Editorial: Marketers can take steps to prevent data breaches
Arrests were made last week in the largest data breach case ever - 130 million credit card numbers were stolen earlier this year from five corporate entities.
The good news is that the US Department of Justice is on the case. But this was only the latest in a long line of data fraud incidents. This week's issue contains a story that looks at the ongoing problem of data security and how it affects marketers.
Many companies have sophisticated security and encryption measures in place to prevent customer data from being compromised by hackers, enlisting the IT team as the first line of defense. They should also be sure to consider internal measures to keep customer data safe within the company. This is especially true for larger companies.

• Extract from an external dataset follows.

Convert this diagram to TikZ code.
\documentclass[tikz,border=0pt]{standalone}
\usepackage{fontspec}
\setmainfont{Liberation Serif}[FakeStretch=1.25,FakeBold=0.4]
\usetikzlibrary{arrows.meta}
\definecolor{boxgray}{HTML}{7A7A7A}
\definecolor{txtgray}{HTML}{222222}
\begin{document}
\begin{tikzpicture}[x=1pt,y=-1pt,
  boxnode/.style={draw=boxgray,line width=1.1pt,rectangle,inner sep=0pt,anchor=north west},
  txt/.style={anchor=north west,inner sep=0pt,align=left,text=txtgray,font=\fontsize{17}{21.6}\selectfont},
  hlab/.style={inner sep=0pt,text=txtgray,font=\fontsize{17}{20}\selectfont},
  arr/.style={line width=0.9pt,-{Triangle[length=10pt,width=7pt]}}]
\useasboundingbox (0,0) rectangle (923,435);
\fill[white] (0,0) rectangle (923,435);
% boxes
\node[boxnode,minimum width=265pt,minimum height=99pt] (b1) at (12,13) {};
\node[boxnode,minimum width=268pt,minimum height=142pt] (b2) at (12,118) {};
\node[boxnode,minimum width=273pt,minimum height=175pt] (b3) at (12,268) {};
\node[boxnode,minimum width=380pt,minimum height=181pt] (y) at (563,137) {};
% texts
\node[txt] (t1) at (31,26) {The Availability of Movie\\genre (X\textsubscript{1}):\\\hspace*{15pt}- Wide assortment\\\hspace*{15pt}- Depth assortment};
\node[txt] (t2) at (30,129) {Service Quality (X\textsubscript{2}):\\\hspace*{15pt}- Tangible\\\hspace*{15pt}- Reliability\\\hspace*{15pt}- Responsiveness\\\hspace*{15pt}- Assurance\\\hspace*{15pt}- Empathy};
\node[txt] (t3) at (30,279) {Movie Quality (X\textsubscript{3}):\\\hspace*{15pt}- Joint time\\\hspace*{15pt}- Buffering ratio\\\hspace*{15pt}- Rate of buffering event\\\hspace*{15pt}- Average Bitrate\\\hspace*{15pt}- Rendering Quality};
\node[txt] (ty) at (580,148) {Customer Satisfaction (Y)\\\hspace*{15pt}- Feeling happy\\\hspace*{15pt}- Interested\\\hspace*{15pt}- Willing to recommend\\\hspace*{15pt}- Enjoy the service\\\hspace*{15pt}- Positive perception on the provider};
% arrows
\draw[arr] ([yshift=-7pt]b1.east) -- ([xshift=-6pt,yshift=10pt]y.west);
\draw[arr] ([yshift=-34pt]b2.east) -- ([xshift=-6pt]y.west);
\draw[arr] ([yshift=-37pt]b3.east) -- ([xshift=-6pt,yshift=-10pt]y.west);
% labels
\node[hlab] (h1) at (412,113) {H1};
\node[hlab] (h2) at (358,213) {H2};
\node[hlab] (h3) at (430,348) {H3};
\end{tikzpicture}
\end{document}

Data expert Bernice Grossman, principal consultant and founder of DMRS Group, a database consultancy, put it this way: "You want to make it so difficult that no one can steal your data from the inside." Those internal measures include setting corporate policy around data use in order to guard against abuse.
To do so requires strategy beyond what your IT department is doing. Marketers own a great deal of customer data. They need to insist on a seat at the table. They should play a pivotal role in scrutinizing how that data is used and by whom.
Grossman calls data "the crown jewels," and she is right. You can't do business without customers. Data are among the most important assets to any marketer.
The marketing department needs access to certain kinds of customer data in order to market, while sales and finance departments may need access to other levels of data. No one department should have the ability — or need — to troll through the entire set of customer data. All departments need to participate in the development of corporate rules that relate to data security because everyone has a piece of the data pot.
Many companies have a narrow view of customer data protection, and that is something that has to change. As Jonathan Penn, an analyst at Forrester Research who specializes in security and privacy issues, says, "It's about allowing appropriate use of data and the context of use of that data."
It would be wise for marketers to step back and spend time putting controls in place that are driven by the context of the customer interaction, so that employees in the call center, for example, have access to specific customer records in order to service a client, while the finance department has access to the payment information or Social Security numbers. It is only then that some of the leaks can be plugged, allowing marketers to get back to the business of marketing.